GE Research Uses Summit Supercomputer for Groundbreaking Study on Wind Power

U.S. Department of Energy grants GE supercomputer access at Oak Ridge National Laboratory in Tennessee. GE Research will accelerate new advancements in wind power supporting renewable energy.
Project insights will bolster the DOE’s leadership in exascale computing for clean power through collaboration with the National Renewable Energy Laboratory (NREL).

GE scientists have been authorized by the U.S. government to access one of world’s fastest supercomputers to advance offshore wind power, which could be a significant part of the Wind Energy sector that is projected to provide 20% of all U.S. energy needs in the next 10 years.

Caption: A video of a supercomputer simulation, showing instantaneous wind speed in a cross section involving three wind turbines operating in a line. These are the types of simulations that GE scientists will create to study the low-level coastal jets as part of the DOE’s ALCC program. Click here to see the full video clip.

GE engineers – led by GE Research Aerodynamics Engineer Jing Li – have been granted access to the Summit supercomputer at Oak Ridge National Laboratory (ORNL) in Tennessee, through the U.S. Department of Energy’s (DOE) competitive ALCC (Advanced Scientific Computing Research Leadership Computing Challenge) program. The goal of this groundbreaking effort, just launched, is to use supercomputer-driven simulations to conduct otherwise infeasible research that will lead to improved efficiencies in offshore wind energy production.

“The Summit supercomputer will allow our GE team to run computations that would be otherwise impossible,” said Li. “This research could dramatically accelerate offshore wind power as the future of clean energy and our path to a more sustainable, safe environment.”

As part of the project, the GE team will work closely with world-class research teams at NREL and ORNL to advance the ExaWind platform. One of the applications of the DOE’s Exascale Computing Project (ECP), ExaWind focuses on the development of computer software to simulate different wind farm and atmospheric flow physics. These simulations provide crucial insights for engineers and scientists to better understand wind dynamics and their impact on wind farms.

Li said, “Scientists at NREL and ORNL are part of a broader team that have built up a tremendous catalog of new software code and technical expertise with ExaWind, and we believe our project can discover critical new insights that support and validate this larger effort.”

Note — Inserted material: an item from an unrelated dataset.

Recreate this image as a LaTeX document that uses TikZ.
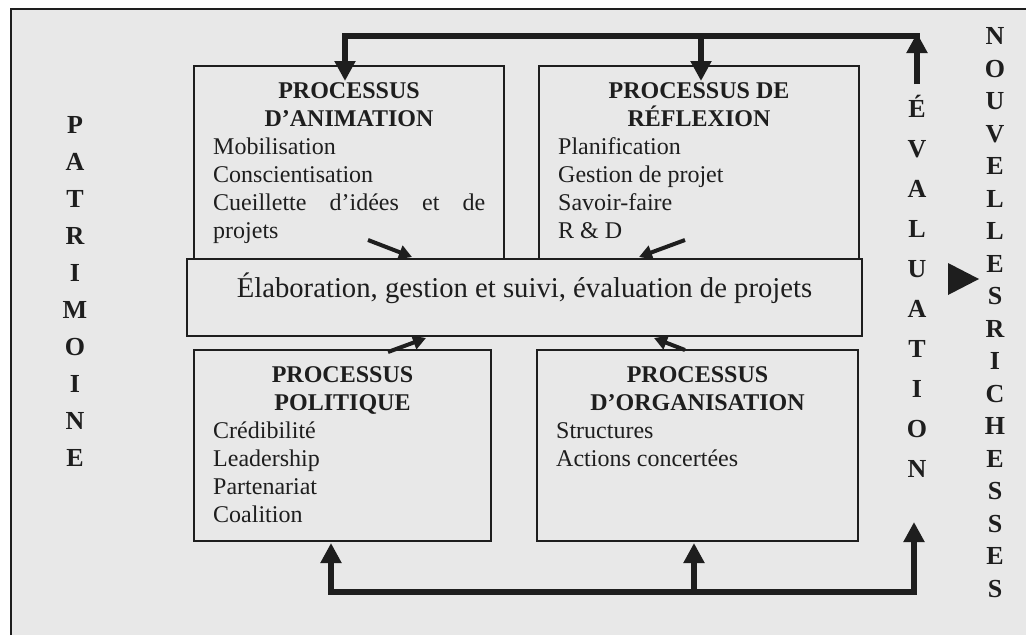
\documentclass[tikz,border=0pt]{standalone}
\usepackage{fontspec}
\setmainfont{Liberation Serif}
\usetikzlibrary{arrows.meta}
\definecolor{paper}{RGB}{232,232,232}
\definecolor{ink}{RGB}{30,30,30}
\begin{document}
\begin{tikzpicture}[x=1pt,y=-1pt,
  box/.style={draw=ink, line width=1.6pt, fill=paper, inner sep=0pt, outer sep=0pt, anchor=north west},
  head/.style={font=\fontsize{24}{28}\selectfont\bfseries, text=ink, inner sep=0pt, anchor=base},
  item/.style={font=\fontsize{24}{28}\selectfont, text=ink, inner sep=0pt, anchor=base west},
  side/.style={font=\fontsize{26}{30}\selectfont\bfseries, text=ink, inner sep=0pt, anchor=base},
  bigarrow/.style={draw=ink, line width=6.5pt, line join=miter, -{Triangle[length=20pt,width=20pt]}},
  smallarrow/.style={draw=ink, line width=4pt, -{Triangle[length=13pt,width=14pt]}}
]
\useasboundingbox (0,0) rectangle (1026,635);
\fill[white] (0,0) rectangle (1026,635);
\fill[paper] (11,9) rectangle (1026,635);
\draw[ink, line width=1.8pt] (11,635) -- (11,9) -- (1026,9);

% the four process boxes
\node[box, minimum width=310pt, minimum height=200pt] (anim) at (194,66) {};
\node[box, minimum width=320pt, minimum height=200pt] (refl) at (539,66) {};
\node[box, minimum width=297pt, minimum height=191pt] (polit) at (194,350) {};
\node[box, minimum width=321pt, minimum height=191pt] (org) at (537,350) {};

% central box
\node[box, minimum width=675pt, minimum height=77pt] (elab) at (187,259) {};
\node[font=\fontsize{28.7}{32}\selectfont, text=ink, inner sep=0pt, anchor=base] (elabtext) at (524.5,297) {Élaboration, gestion et suivi, évaluation de projets};

% box texts
\node[head] (animh1) at (349,98) {PROCESSUS};
\node[head] (animh2) at (349,126) {D’ANIMATION};
\node[item] (anim1) at (213,154) {Mobilisation};
\node[item] (anim2) at (213,182) {Conscientisation};
\node[item] (anim3) at (213,210) {\makebox[272pt][s]{Cueillette d’idées et de}};
\node[item] (anim4) at (213,238) {projets};

\node[head] (reflh1) at (699,98) {PROCESSUS DE};
\node[head] (reflh2) at (699,126) {RÉFLEXION};
\node[item] (refl1) at (558,154) {Planification};
\node[item] (refl2) at (558,182) {Gestion de projet};
\node[item] (refl3) at (558,210) {Savoir-faire};
\node[item] (refl4) at (558,238) {R \& D};

\node[head] (polith1) at (342.5,382) {PROCESSUS};
\node[head] (polith2) at (342.5,410) {POLITIQUE};
\node[item] (polit1) at (213,438) {Crédibilité};
\node[item] (polit2) at (213,466) {Leadership};
\node[item] (polit3) at (213,494) {Partenariat};
\node[item] (polit4) at (213,522) {Coalition};

\node[head] (orgh1) at (697.5,382) {PROCESSUS};
\node[head] (orgh2) at (697.5,410) {D’ORGANISATION};
\node[item] (org1) at (556,438) {Structures};
\node[item] (org2) at (556,466) {Actions concertées};

% arrows into the central box
\coordinate (d1) at (368,240); \coordinate (d1t) at (412,257);
\coordinate (d2) at (685,240); \coordinate (d2t) at (639,257);
\coordinate (d3) at (388,352); \coordinate (d3t) at (426,338);
\coordinate (d4) at (685,350); \coordinate (d4t) at (654,338);
\draw[smallarrow] (d1) -- (d1t);
\draw[smallarrow] (d2) -- (d2t);
\draw[smallarrow] (d3) -- (d3t);
\draw[smallarrow] (d4) -- (d4t);

% upper feedback loop
\coordinate (t1) at (345,36);
\coordinate (t2) at (701,36);
\coordinate (t3) at (920,36);
\coordinate (e1) at (917,84);
\coordinate (e1t) at (917,33);
\draw[bigarrow] (t3) -- (t1) -- ([yshift=-15pt]t1 |- anim.north);
\draw[bigarrow] (t2) -- ([yshift=-15pt]t2 |- refl.north);
\draw[bigarrow] (e1) -- (e1t);

% lower feedback loop
\coordinate (b1) at (331,592);
\coordinate (b2) at (694,592);
\coordinate (b3) at (914,592);
\coordinate (e2) at (914,522);
\draw[draw=ink, line width=6.5pt, line join=miter, {Triangle[length=20pt,width=20pt]}-{Triangle[length=20pt,width=20pt]}]
  ([yshift=-2pt]b1 |- polit.south) -- (b1) -- (b3) -- (e2);
\draw[bigarrow] (b2) -- ([yshift=-2pt]b2 |- org.south);

% output marker
\fill[ink] (948,263) -- (979,279) -- (948,295) -- cycle;

% side words, one letter per line
\foreach \l [count=\i from 0] in {P,A,T,R,I,M,O,I,N,E}
  \node[side] (pat\i) at (75,{133+37*\i}) {\l};
\foreach \l [count=\i from 0] in {É,V,A,L,U,A,T,I,O,N}
  \node[side] (eva\i) at (917,{117+40*\i}) {\l};
\foreach \l [count=\i from 0] in {N,O,U,V,E,L,L,E,S,R,I,C,H,E,S,S,E,S}
  \node[side] (nou\i) at (995,{272+32.5*(\i-7)}) {\l};
\end{tikzpicture}
\end{document}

Doug Kothe, Director of DOE’s Exascale Computing Project (ECP), said, “ExaWind’s development efforts are building progressively from predictive petascale simulations of a single turbine to a multi-turbine array of turbines in complex terrain. The ExaWind goal is to establish a virtual wind plant test bed that aids and accelerates the design and control of wind farms, informing our ability to predict the response of these farms to a given atmospheric condition. ECP is fortunate to have ExaWind in its portfolio of application projects, and fully supports its goals and aggressive development plans, which will not be easy to achieve. But these sort of stretch scientific goals are what ECP is about.”

The key focus of this supercomputing project will be to study coastal low-level jets, which produce a distinct wind velocity profile of potential importance to the design and operation of future wind turbines. Using the Summit supercomputer system, the GE team will run simulations to study and inform new ways of controlling and operating offshore turbines to best optimize wind production.

Hosted by the U.S. Department of Energy’s Oak Ridge National Laboratory, the Summit supercomputing system is one of the world’s most powerful.  With the system power equivalent to 70 million iPhone 11s, Summit provides scientists with incredible computing power to test and solve challenges in energy, AI, human health and other research areas simply unknowable until now.

“We’re now able to study wind patterns that span hundreds of meters in height across tens of kilometers of territory down to the resolution of airflow over individual turbine blades,” Li says. “You simply couldn’t gather and run experiments on this volume and complexity of data without a supercomputer. These simulations allow us to characterize and understand poorly understood phenomena like coastal low-level jets in ways previously not possible.”